If the Republicans were to gain as many as 30 seats -- again, unlikely but not impossible -- the president would be playing an extremely weak hand dealing with Congress while trying to position himself for his own re-election in 1996.
The trend toward Republicans is most pronounced in the Southern and Border states. In some cases longtime Democrats are retiring and leaving vacancies in districts that have been trending inexorably Republican. That is the case, for example, in fTC the 1st District of Florida, where Democrat Earl Hutto is stepping down.
In other cases in these states and elsewhere, there are freshmen incumbent Democrats who squeaked in two years ago but now find their identification with Clinton and the national Democratic Party a heavy burden. There are, for instance, at least five first-term Democrats from California and Washington who were elected in some measure because Clinton won those states by huge pluralities -- 13 percent in California, 10 in Washington -- in 1992.

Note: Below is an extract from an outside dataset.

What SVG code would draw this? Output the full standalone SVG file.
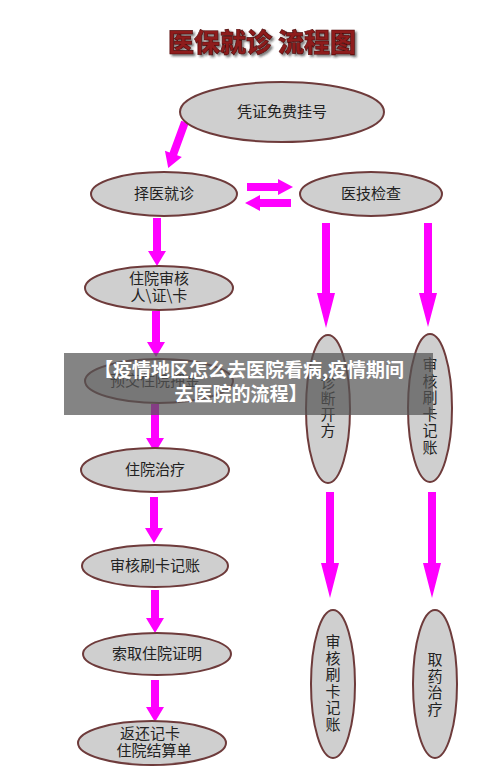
<svg xmlns="http://www.w3.org/2000/svg" width="500" height="769" viewBox="0 0 500 769">
<defs>
<filter id="sh" x="-10%" y="-30%" width="120%" height="160%"><feDropShadow dx="2" dy="2" stdDeviation="1.2" flood-color="#222" flood-opacity="0.6"/></filter>
</defs>
<style>
.n ellipse{fill:#cfcfcf;stroke:#6e3b3b;stroke-width:2}
.n text{font-family:"Noto Sans CJK SC","Liberation Serif",serif;font-size:15px;fill:#222;text-anchor:middle}
.a{fill:#ff00ff}
.title{font-family:"Noto Sans CJK SC",sans-serif;font-size:26px;font-weight:900;text-anchor:middle}
.ban{font-family:"Noto Sans CJK SC",sans-serif;font-size:19px;font-weight:bold;fill:#fff;text-anchor:middle}
</style>
<rect width="500" height="769" fill="#fff"/>
<g id="title">
<text class="title" x="262" y="52" fill="#8e1a1a" stroke="#4a0a0a" stroke-width="0.6" filter="url(#sh)">医保就诊 流程图</text>
</g>
<g id="connectors" class="a">
<g transform="translate(185,122) rotate(20)"><polygon points="-4,0 4,0 4,34 9,34 0,49 -9,34 -4,34"/></g>
<polygon points="247,183 278,183 278,179 293,187 278,195 278,191 247,191"/>
<polygon points="291,199 260,199 260,195 245,203 260,211 260,207 291,207"/>
<polygon points="153,218 161,218 161,251 166,251 157,266 148,251 153,251"/>
<polygon points="152,311 160,311 160,342 165,342 156,357 147,342 152,342"/>
<polygon points="151,404 159,404 159,438 164,438 155,453 146,438 151,438"/>
<polygon points="150,497 158,497 158,528 163,528 154,543 145,528 150,528"/>
<polygon points="151,590 159,590 159,618 164,618 155,633 146,618 151,618"/>
<polygon points="151,680 159,680 159,707 164,707 155,722 146,707 151,707"/>
<polygon points="322,223 330,223 330,293 335,293 326,328 317,293 322,293"/>
<polygon points="424,223 432,223 432,293 437,293 428,327 419,293 424,293"/>
<polygon points="326,492 334,492 334,563 339,563 330,598 321,563 326,563"/>
<polygon points="428,492 436,492 436,563 441,563 432,598 423,563 428,563"/>
</g>
<g id="n1" class="n"><ellipse cx="282" cy="112" rx="102" ry="30"/><text x="282" y="117">凭证免费挂号</text></g>
<g id="n2" class="n"><ellipse cx="164" cy="194" rx="73" ry="22"/><text x="164" y="199">择医就诊</text></g>
<g id="n3" class="n"><ellipse cx="371" cy="194" rx="71" ry="22"/><text x="371" y="199">医技检查</text></g>
<g id="n4" class="n"><ellipse cx="159" cy="288" rx="74" ry="22"/><text x="159" y="284">住院审核</text><text x="159" y="301">人\证\卡</text></g>
<g id="n5" class="n"><ellipse cx="159" cy="381" rx="74" ry="22"/><text x="155" y="386">预交住院押金</text></g>
<g id="n6" class="n"><ellipse cx="155" cy="470" rx="74" ry="22"/><text x="155" y="475">住院治疗</text></g>
<g id="n7" class="n"><ellipse cx="155" cy="566" rx="73" ry="21"/><text x="155" y="571">审核刷卡记账</text></g>
<g id="n8" class="n"><ellipse cx="157" cy="654" rx="74" ry="21"/><text x="157" y="659">索取住院证明</text></g>
<g id="n9" class="n"><ellipse cx="152" cy="743" rx="74" ry="22"/><text x="150" y="739">返还记卡</text><text x="154" y="756">住院结算单</text></g>
<g id="n10" class="n"><ellipse cx="328" cy="409" rx="22" ry="74"/><text x="328" y="388">诊<tspan x="328" dy="16">断</tspan><tspan x="328" dy="16">开</tspan><tspan x="328" dy="16">方</tspan></text></g>
<g id="n11" class="n"><ellipse cx="430" cy="408" rx="22" ry="74"/><text x="430" y="370">审<tspan x="430" dy="16.5">核</tspan><tspan x="430" dy="16.5">刷</tspan><tspan x="430" dy="16.5">卡</tspan><tspan x="430" dy="16.5">记</tspan><tspan x="430" dy="16.5">账</tspan></text></g>
<g id="n12" class="n"><ellipse cx="333" cy="684" rx="22" ry="74"/><text x="333" y="647">审<tspan x="333" dy="16.5">核</tspan><tspan x="333" dy="16.5">刷</tspan><tspan x="333" dy="16.5">卡</tspan><tspan x="333" dy="16.5">记</tspan><tspan x="333" dy="16.5">账</tspan></text></g>
<g id="n13" class="n"><ellipse cx="435" cy="684" rx="22" ry="74"/><text x="435" y="665">取<tspan x="435" dy="16.5">药</tspan><tspan x="435" dy="16.5">治</tspan><tspan x="435" dy="16.5">疗</tspan></text></g>
<g id="banner">
<rect x="64" y="353" width="369" height="62" fill="#555" opacity="0.72"/>
<text class="ban" x="249" y="377">【疫情地区怎么去医院看病,疫情期间</text>
<text class="ban" x="241" y="401">去医院的流程】</text>
</g>
</svg>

There are also a handful of districts in which Democrats have become imperiled by the effects of redistricting after the 1990 census that robbed them of part of their core support, particularly black voters. The redistricting applied in 1992, of course, but the effects were masked by the success of Clinton and the higher Democratic turnout that is normal in presidential election years.
The importance of these local factors does not mean, however, that it isn't possible to draw some valid inferences about national politics from the House results. In some Southern states, for example, Clinton's approval rating among white voters has dropped below 35 percent, 10 points or more under his overall rating. The least that can be said there is that the president is clearly no asset for his party.
By November it is always possible the landscape will have been changed, perhaps by the health care issue. But right now the Democrats seem to need some upsets in districts like the North Carolina 11th or face hard times in the House.